• [What you are asked to do]: Extract the opening line of the entries and every line after it, stopping at and including the line that contains "YAxis, CartesianGrid, Legend". Do not include pictures.

Items from a dataset
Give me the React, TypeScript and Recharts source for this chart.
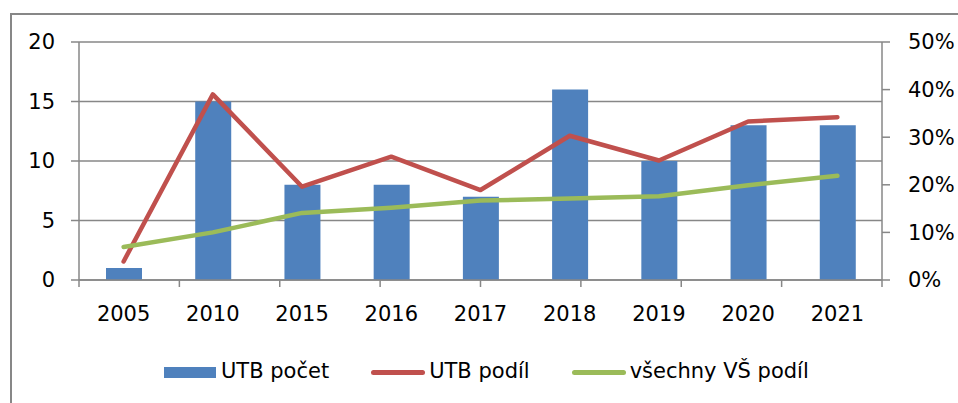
import React from 'react';
import { ComposedChart, Bar, Line, XAxis, YAxis, CartesianGrid, Legend } from 'recharts';

const years = ['2005', '2010', '2015', '2016', '2017', '2018', '2019', '2020', '2021'];
const utbCount = [1, 15, 8, 8, 7, 16, 10, 13, 13];
const utbShare = [0.039, 0.39, 0.196, 0.259, 0.189, 0.303, 0.251, 0.333, 0.342];
const allShare = [0.0695, 0.1, 0.141, 0.152, 0.167, 0.171, 0.176, 0.199, 0.219];
const leftTicks = [0, 5, 10, 15, 20];
const rightTicks = [0, 0.1, 0.2, 0.3, 0.4, 0.5];
const edgeTicks = [0, 1, 2, 3, 4, 5, 6, 7, 8, 9];

const names = { count: 'UTB počet', share: 'UTB podíl', all: 'všechny VŠ podíl' };
const colors = { count: '#4F81BD', share: '#C0504D', all: '#9BBB59' };
const legendItems = [
  { value: names.count, type: 'rect', color: colors.count },
  { value: names.share, type: 'line', color: colors.share },
  { value: names.all, type: 'line', color: colors.all },
];

const data = years.map((y, i) => ({
  year: y,
  count: utbCount[i],
  share: utbShare[i],
  all: allShare[i],
}));

const FONT = 'DejaVu Sans';
const GRID = '#878787';

const LegendContent = () => {
  return (
    <div style={{ display: 'flex', alignItems: 'center', paddingLeft: 164, fontFamily: FONT, fontSize: 21, lineHeight: '24px', color: '#000' }}>
      {legendItems.map((it, i) => (
        <div key={i} style={{ display: 'flex', alignItems: 'center', marginRight: 42 }}>
          {it.type === 'rect' ? (
            <div style={{ width: 52, height: 11, background: it.color, marginRight: 5, marginTop: 3 }} />
          ) : (
            <div style={{ width: 54, height: 5, borderRadius: 3, background: it.color, marginRight: 4, marginTop: 3 }} />
          )}
          <span>{it.value}</span>
        </div>
      ))}
    </div>
  );
};

export default function App() {
  return (
    <div style={{ position: 'absolute', left: 0, top: 0, width: 958, height: 403, overflow: 'hidden', background: '#fff' }}>
      <div style={{ position: 'absolute', left: 10, top: 13, width: 980, height: 420, border: `2px solid ${GRID}`, boxSizing: 'border-box' }} />
      <div style={{ position: 'absolute', left: 0, top: 0 }}>
        <ComposedChart width={958} height={403} data={data} margin={{ top: 42, right: 0, bottom: 22, left: 0 }}>
          <CartesianGrid yAxisId="left" vertical={false} stroke={GRID} strokeWidth={1.5} />
          <XAxis
            xAxisId="cat"
            dataKey="year"
            axisLine={false}
            tickLine={false}
            tickSize={0}
            tickMargin={25}
            height={60}
            tick={{ fill: '#000', fontFamily: FONT, fontSize: 21 }}
          />
          <XAxis
            xAxisId="a"
            type="number"
            domain={[0, 9]}
            ticks={edgeTicks}
            interval={0}
            allowDataOverflow
            tick={{ fontSize: 0, fill: 'none' }}
            tickFormatter={() => ''}
            tickSize={7}
            tickLine={{ stroke: GRID, strokeWidth: 1.5 }}
            axisLine={{ stroke: GRID, strokeWidth: 1.5 }}
            height={1}
          />
          <YAxis
            yAxisId="left"
            orientation="left"
            width={79}
            domain={[0, 20]}
            ticks={leftTicks}
            interval={0}
            tickSize={8}
            tickMargin={16}
            tickLine={{ stroke: GRID, strokeWidth: 1.5 }}
            axisLine={{ stroke: GRID, strokeWidth: 1.5 }}
            tick={{ fill: '#000', fontFamily: FONT, fontSize: 21 }}
          />
          <YAxis
            yAxisId="right"
            orientation="right"
            width={76}
            domain={[0, 0.5]}
            ticks={rightTicks}
            interval={0}
            tickSize={8}
            tickMargin={18}
            tickFormatter={(v: number) => `${Math.round(v * 100)}%`}
            tickLine={{ stroke: GRID, strokeWidth: 1.5 }}
            axisLine={{ stroke: GRID, strokeWidth: 1.5 }}
            tick={{ fill: '#000', fontFamily: FONT, fontSize: 21, textAnchor: 'start' }}
          />
          <Legend
            verticalAlign="bottom"
            height={40}
            wrapperStyle={{ left: 0, top: 359, width: 958 }}
            content={<LegendContent />}
          />
          <Bar xAxisId="cat" yAxisId="left" dataKey="count" name={names.count} fill={colors.count} barSize={36} isAnimationActive={false} />
          <Line xAxisId="cat" yAxisId="right" dataKey="share" name={names.share} stroke={colors.share} strokeWidth={4.5} strokeLinecap="round" strokeLinejoin="round" dot={false} activeDot={false} type="linear" isAnimationActive={false} />
          <Line xAxisId="cat" yAxisId="right" dataKey="all" name={names.all} stroke={colors.all} strokeWidth={4.5} strokeLinecap="round" strokeLinejoin="round" dot={false} activeDot={false} type="linear" isAnimationActive={false} />
        </ComposedChart>
      </div>
    </div>
  );
}
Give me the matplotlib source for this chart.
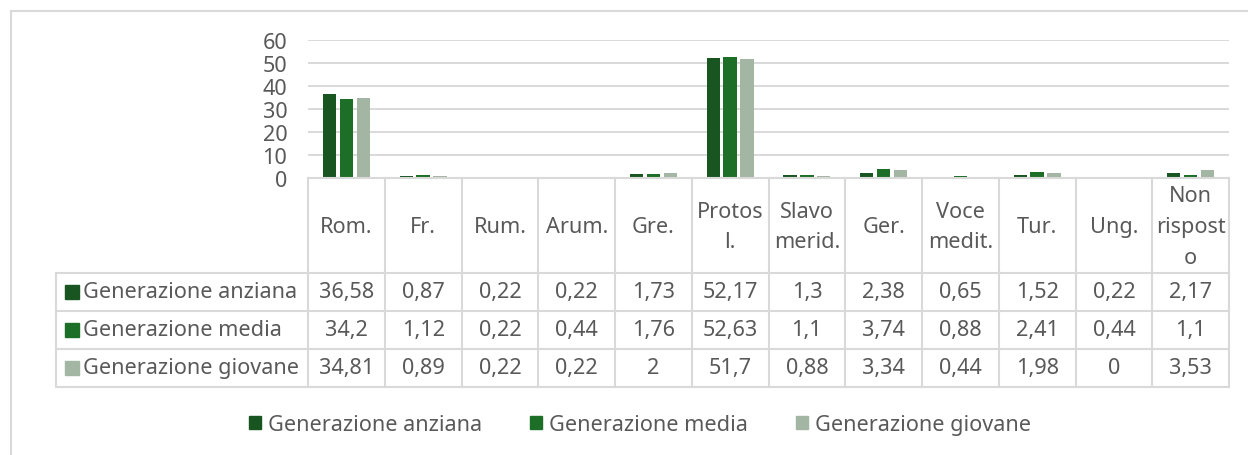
import matplotlib
matplotlib.use("Agg")
import matplotlib.pyplot as plt
from matplotlib.patches import Patch, Rectangle

plt.rcParams['font.family'] = ['Noto Sans', 'DejaVu Sans']

# data
categories = ['Rom.', 'Fr.', 'Rum.', 'Arum.', 'Gre.', 'Protos\nl.', 'Slavo\nmerid.',
              'Ger.', 'Voce\nmedit.', 'Tur.', 'Ung.', 'Non\nrispost\no']
series_names = ['Generazione anziana', 'Generazione media', 'Generazione giovane']
anziana = [36.58, 0.87, 0.22, 0.22, 1.73, 52.17, 1.3, 2.38, 0.65, 1.52, 0.22, 2.17]
media = [34.2, 1.12, 0.22, 0.44, 1.76, 52.63, 1.1, 3.74, 0.88, 2.41, 0.44, 1.1]
giovane = [34.81, 0.89, 0.22, 0.22, 2, 51.7, 0.88, 3.34, 0.44, 1.98, 0, 3.53]
y_ticks = [0, 10, 20, 30, 40, 50, 60]

series = [anziana, media, giovane]
colors = ['#195521', '#1d6e27', '#a3b5a3']
grid_c = '#d9d9d9'
txt_c = '#595959'
fs = 15.6

W, H = 1248, 456
fig = plt.figure(figsize=(W / 100, H / 100), dpi=100)


def px_axes(x0, y0, x1, y1):
    # axes from pixel box (top-left origin)
    return fig.add_axes([x0 / W, 1 - y1 / H, (x1 - x0) / W, (y1 - y0) / H])


# outer chart border
fig.patches.append(Rectangle((11 / W, -0.1), 1.2, 1 - 12 / H + 0.1, transform=fig.transFigure,
                             fill=False, edgecolor=grid_c, linewidth=1.5))

n = len(categories)
plot_l, plot_r = 308, 1229
col_w = (plot_r - plot_l) / n

# bar chart
ax = px_axes(plot_l, 41, plot_r, 179)
offs = [-0.22, 0.0, 0.22]
for vals, c, o, name in zip(series, colors, offs, series_names):
    ax.bar([i + o for i in range(n)], vals, width=0.175, color=c, label=name, zorder=3)
ax.set_xlim(-0.5, n - 0.5)
ax.set_ylim(0, 60)
ax.set_yticks(y_ticks)
ax.yaxis.grid(True, color=grid_c, linewidth=1.4, zorder=0)
ax.set_xticks([])
for s in ax.spines.values():
    s.set_visible(False)
ax.tick_params(axis='y', length=0, labelsize=fs, labelcolor=txt_c, pad=15)

# data table
head_h, row_h = 95, 38
tab_top = 179
tab_bot = tab_top + head_h + 3 * row_h
first_l = 56
tax = px_axes(first_l, tab_top, plot_r, tab_bot)
x_left = -0.5 - (plot_l - first_l) / col_w
tax.set_xlim(x_left, n - 0.5)
tax.set_ylim(tab_bot - tab_top, 0)
tax.axis('off')

lw = 1.5
# horizontal lines
tax.plot([-0.5, n - 0.5], [0, 0], color=grid_c, lw=lw, clip_on=False)
for r in range(4):
    y = head_h + r * row_h
    tax.plot([x_left, n - 0.5], [y, y], color=grid_c, lw=lw, clip_on=False)
# vertical lines
for i in range(n + 1):
    tax.plot([i - 0.5, i - 0.5], [0, tab_bot - tab_top], color=grid_c, lw=lw, clip_on=False)
tax.plot([x_left, x_left], [head_h, tab_bot - tab_top], color=grid_c, lw=lw, clip_on=False)

for i, cat in enumerate(categories):
    tax.text(i, head_h / 2 + 1, cat, ha='center', va='center', fontsize=fs, color=txt_c,
             linespacing=1.6)

for r, (vals, c, name) in enumerate(zip(series, colors, series_names)):
    yc = head_h + r * row_h + row_h / 2
    tax.plot([x_left + 0.21], [yc], marker='s', markersize=10, color=c, clip_on=False)
    tax.text(x_left + 0.35, yc, name, ha='left', va='center', fontsize=fs, color=txt_c)
    for i, v in enumerate(vals):
        tax.text(i, yc, f"{v:g}".replace('.', ','), ha='center', va='center',
                 fontsize=fs, color=txt_c)

# legend
handles = [Patch(color=c) for c in colors]
fig.legend(handles, series_names, loc='center', bbox_to_anchor=(640 / W, 1 - 426 / H),
           ncol=3, frameon=False, fontsize=fs, labelcolor=txt_c,
           handlelength=0.55, handleheight=0.55, handletextpad=0.35, columnspacing=2.2)

fig.savefig('out.png', dpi=100)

• [The answer]:
Give me the React, TypeScript and Recharts source for this chart.
import React from 'react';
import { ComposedChart, Bar, Line, XAxis, YAxis, CartesianGrid, Legend } from 'recharts';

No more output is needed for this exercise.